There are a lot of things that business owners have to define about their business. They have to define their company’s voice, their brand, their strategy, and their workplace policies – but they also have to define the entire ethos that the company lives by.
There are many different ethoses that you may wish to consider for your business, but there is a core consideration that is important enough to warrant special attention: should your business ethos be proactive or reactive?
Defining these terms
- Proactive businesses seek to identify problems before they actually become problems. If a business is proactive, it seeks to anticipate issues and resolve them. There are a number of different ways a business can be proactive, but placing an importance on monitoring is an essential part of this; from opting to utilize managed IT services that provided continual surveillance of a network to regularly interviewing staff members to ensure contentment, proactivity focuses on establishing a base layer of competence that it seeks to maintain through continual monitoring.
- Reactive businesses do the opposite. Rather than focusing on continual monitoring, their approach is to wait for a problem to occur and then seek to resolve it as quickly as possible. This would mean waiting for the IT network to break and then hiring a firm to fix it, or assuming staff are happy unless someone makes a direct complaint.

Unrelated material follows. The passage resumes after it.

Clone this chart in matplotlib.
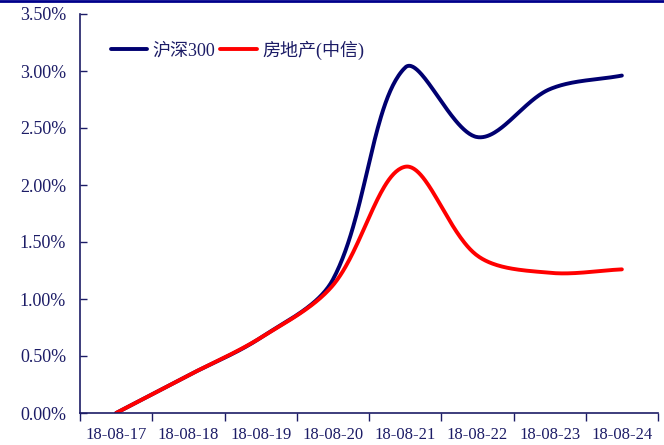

As you can see from the above, proactive and reactive business ethoses are the exact opposite of one another – and there are benefits to both.
The pros and cons
Proactive businesses tend to be more focused, as the need for continual monitoring keeps attention on business operations at all times. In addition, proactive businesses tend to enjoy superior cost management, as they rarely experience unexpected costs. For example, with a proactive approach, a business will never need to suddenly find the funds to repair their entire network, as they will have been able to identify – and rectify – the problem before it became so severe.
The only potential downside of a proactive business is that the need for monitoring can be expensive – but this is usually offset by the money saved from rectifying problems early, when they are likely to be smaller and less expensive.
On the other side of the debate, there are no real benefits to a reactive business. Reactive businesses are always running behind schedule, rushing through fixes and hoping that they work. There are also severe financial downsides to reactive businesses, as unexpected large bills have the potential to put the entire company’s finances in peril at very short notice.
So: should your business be proactive or reactive?
Given all of the facts outlined above, we can conclude that you should definitely seek to establish a proactive business. Proactive businesses are able to anticipate problems in advance, ensuring that issues are outsourced or handled in-house before they escalate to a point of being disastrous. If you wish to ensure business continuity, then there’s really no counterargument: proactivity wins, every single time.